Ex Parte Apps et al - Page 60



         Appeal 2005-0801                                                                                       
         Application 09/848,628                                                                                 

                                                         (10)                                                   
                                          Relevance of prosecution history                                      
                       “Surrendered subject matter” is defined in connection with                               
                prosecution history estoppel in Festo Corp. v. Shoketsu Kinzoku Kogyo                           
                Kabushiki Co., 535 U.S. 722, 733-34, 122 S. Ct. 1831, 1838, 62 U.S.P.Q.2d                       
                1705, 1710-11 (2002) (Festo II):                                                                
                       The doctrine of equivalents allows the patentee to claim those                           
                       insubstantial alterations that were not captured in drafting the                         
                       original patent claim but which could be created through trivial                         
                       changes.  When, however, the patentee originally claimed the                             
                       subject matter alleged to infringe but then narrowed the claim in                        
                       response to a rejection, he may not argue that the surrendered                           
                       territory comprised unforeseen subject matter that should be                             
                       deemed equivalent to the literal claims of the issued patent.  On                        
                       the contrary, “[b]y the amendment [the patentee] recognized                              
                       and emphasized the difference between the two phrases[,] ...                             
                       and [t]he difference which [the patentee] thus disclaimed must                           
                       be regarded as material.”  Exhibit Supply Co. v. Ace Patents                             
                       Corp., 315 U.S. 126, 136-37, 62 S. Ct. 513, 518-19 [52 USPQ                              
                       275, 279-80] (1942).                                                                     
                       Festo II goes on to comment, 535 U.S. at 737-41, 122 S. Ct. at 1840-                     
                42, 62 U.S.P.Q.2d at 1712-14:                                                                   
                       [Prosecution history estoppel’s] reach requires an examination                           
                       of the subject matter surrendered by the narrowing amendment.                            

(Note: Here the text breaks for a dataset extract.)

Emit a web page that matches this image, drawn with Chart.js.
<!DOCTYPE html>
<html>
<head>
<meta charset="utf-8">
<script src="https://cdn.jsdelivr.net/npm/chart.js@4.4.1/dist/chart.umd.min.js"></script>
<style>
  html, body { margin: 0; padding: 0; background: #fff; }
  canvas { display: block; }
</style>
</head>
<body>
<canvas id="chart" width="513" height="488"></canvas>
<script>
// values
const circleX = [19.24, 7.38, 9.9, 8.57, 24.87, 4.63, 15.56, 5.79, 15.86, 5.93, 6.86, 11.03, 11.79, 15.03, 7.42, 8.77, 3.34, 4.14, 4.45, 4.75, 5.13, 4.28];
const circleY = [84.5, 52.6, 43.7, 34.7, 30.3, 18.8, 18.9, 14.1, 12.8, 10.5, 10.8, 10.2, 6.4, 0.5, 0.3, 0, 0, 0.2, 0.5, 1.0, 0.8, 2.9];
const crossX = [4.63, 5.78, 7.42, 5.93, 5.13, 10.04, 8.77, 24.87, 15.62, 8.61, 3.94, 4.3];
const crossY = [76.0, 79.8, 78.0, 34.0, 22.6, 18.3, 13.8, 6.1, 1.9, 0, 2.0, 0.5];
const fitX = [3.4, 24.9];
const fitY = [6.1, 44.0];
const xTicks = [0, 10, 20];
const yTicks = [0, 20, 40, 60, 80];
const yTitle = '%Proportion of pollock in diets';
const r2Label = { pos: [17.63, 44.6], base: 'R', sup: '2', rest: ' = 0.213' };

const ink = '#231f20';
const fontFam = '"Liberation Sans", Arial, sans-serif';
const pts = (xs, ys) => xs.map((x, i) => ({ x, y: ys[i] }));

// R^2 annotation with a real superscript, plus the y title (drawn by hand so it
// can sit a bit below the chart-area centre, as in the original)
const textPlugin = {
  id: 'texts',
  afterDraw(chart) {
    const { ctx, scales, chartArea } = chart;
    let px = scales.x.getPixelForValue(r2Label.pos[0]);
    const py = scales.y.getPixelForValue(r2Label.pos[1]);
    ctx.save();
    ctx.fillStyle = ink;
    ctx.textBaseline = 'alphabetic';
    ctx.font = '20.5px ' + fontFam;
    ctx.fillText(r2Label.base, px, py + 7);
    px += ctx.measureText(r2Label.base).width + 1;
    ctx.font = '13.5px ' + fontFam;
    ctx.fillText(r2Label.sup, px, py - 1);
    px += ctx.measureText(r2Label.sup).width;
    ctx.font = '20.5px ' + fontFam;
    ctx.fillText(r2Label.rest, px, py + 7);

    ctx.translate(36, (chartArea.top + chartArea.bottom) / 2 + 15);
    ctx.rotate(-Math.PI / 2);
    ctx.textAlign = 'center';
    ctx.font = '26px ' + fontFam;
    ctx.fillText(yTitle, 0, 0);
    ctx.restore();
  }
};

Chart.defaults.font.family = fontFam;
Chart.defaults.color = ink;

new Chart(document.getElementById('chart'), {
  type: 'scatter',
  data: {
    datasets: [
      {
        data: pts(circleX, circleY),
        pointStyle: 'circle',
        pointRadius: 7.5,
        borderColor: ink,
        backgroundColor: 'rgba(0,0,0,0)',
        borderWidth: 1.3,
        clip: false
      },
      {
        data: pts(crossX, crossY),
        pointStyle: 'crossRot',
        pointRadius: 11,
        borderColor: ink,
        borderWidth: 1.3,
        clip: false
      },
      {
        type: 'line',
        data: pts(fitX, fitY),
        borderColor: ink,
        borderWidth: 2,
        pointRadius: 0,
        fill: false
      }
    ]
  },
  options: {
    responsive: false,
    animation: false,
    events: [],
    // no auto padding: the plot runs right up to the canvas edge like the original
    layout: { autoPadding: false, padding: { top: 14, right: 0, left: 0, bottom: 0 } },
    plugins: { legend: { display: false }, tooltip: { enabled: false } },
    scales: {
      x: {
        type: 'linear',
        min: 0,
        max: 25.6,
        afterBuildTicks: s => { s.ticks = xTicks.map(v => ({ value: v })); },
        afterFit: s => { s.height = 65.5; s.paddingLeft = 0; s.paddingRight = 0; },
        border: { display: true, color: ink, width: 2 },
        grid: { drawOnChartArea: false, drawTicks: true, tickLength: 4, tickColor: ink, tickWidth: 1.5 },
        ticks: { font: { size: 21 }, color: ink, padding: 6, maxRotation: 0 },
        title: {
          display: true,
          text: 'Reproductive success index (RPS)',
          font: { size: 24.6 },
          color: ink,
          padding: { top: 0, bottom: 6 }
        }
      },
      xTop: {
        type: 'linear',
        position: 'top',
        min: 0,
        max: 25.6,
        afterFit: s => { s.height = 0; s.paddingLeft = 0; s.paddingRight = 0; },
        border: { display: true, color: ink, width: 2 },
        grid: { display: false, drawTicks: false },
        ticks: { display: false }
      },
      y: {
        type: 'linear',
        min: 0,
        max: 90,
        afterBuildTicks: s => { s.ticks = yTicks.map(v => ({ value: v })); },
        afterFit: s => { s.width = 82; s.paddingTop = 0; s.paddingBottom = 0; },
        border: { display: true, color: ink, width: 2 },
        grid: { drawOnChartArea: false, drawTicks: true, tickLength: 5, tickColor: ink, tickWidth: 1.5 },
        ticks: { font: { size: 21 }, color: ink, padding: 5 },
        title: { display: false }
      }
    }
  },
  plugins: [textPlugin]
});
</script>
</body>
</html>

                       [A] complete bar [would avoid] this inquiry by establishing a                            
                       per se rule; but that approach is inconsistent with the purpose of                       
                       applying the estoppel in the first place to hold the inventor to                         
                       the representations made during the application process and to                           
                       the inferences that may reasonably be drawn from the                                     
                       amendment (emphasis added).